* [WHAT IS ASKED]: Type out the complete listing below word for word, without its pictures.

* [DATA SECTION]:
══════════════════════════════

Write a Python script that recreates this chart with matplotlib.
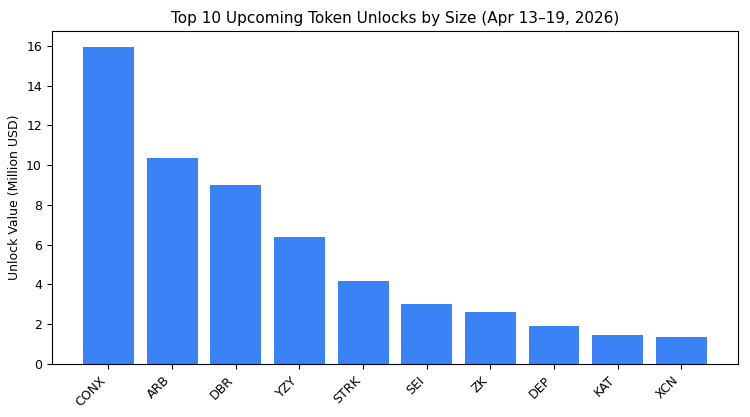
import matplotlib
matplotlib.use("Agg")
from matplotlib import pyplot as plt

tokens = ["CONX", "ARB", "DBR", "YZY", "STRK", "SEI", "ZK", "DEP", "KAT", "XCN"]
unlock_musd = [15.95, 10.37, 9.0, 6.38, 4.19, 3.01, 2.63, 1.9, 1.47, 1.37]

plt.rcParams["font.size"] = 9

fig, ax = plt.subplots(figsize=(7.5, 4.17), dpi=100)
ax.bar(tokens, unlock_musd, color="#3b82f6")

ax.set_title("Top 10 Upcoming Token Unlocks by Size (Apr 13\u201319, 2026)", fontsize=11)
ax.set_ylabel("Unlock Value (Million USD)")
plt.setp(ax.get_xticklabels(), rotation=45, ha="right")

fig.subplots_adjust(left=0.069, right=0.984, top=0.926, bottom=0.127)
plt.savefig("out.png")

══════════════════════════════

* [TASK RESPONSE]:
Write a Python script that recreates this chart with matplotlib.
import matplotlib
matplotlib.use("Agg")
from matplotlib import pyplot as plt

tokens = ["CONX", "ARB", "DBR", "YZY", "STRK", "SEI", "ZK", "DEP", "KAT", "XCN"]
unlock_musd = [15.95, 10.37, 9.0, 6.38, 4.19, 3.01, 2.63, 1.9, 1.47, 1.37]

plt.rcParams["font.size"] = 9

fig, ax = plt.subplots(figsize=(7.5, 4.17), dpi=100)
ax.bar(tokens, unlock_musd, color="#3b82f6")

ax.set_title("Top 10 Upcoming Token Unlocks by Size (Apr 13\u201319, 2026)", fontsize=11)
ax.set_ylabel("Unlock Value (Million USD)")
plt.setp(ax.get_xticklabels(), rotation=45, ha="right")

fig.subplots_adjust(left=0.069, right=0.984, top=0.926, bottom=0.127)
plt.savefig("out.png")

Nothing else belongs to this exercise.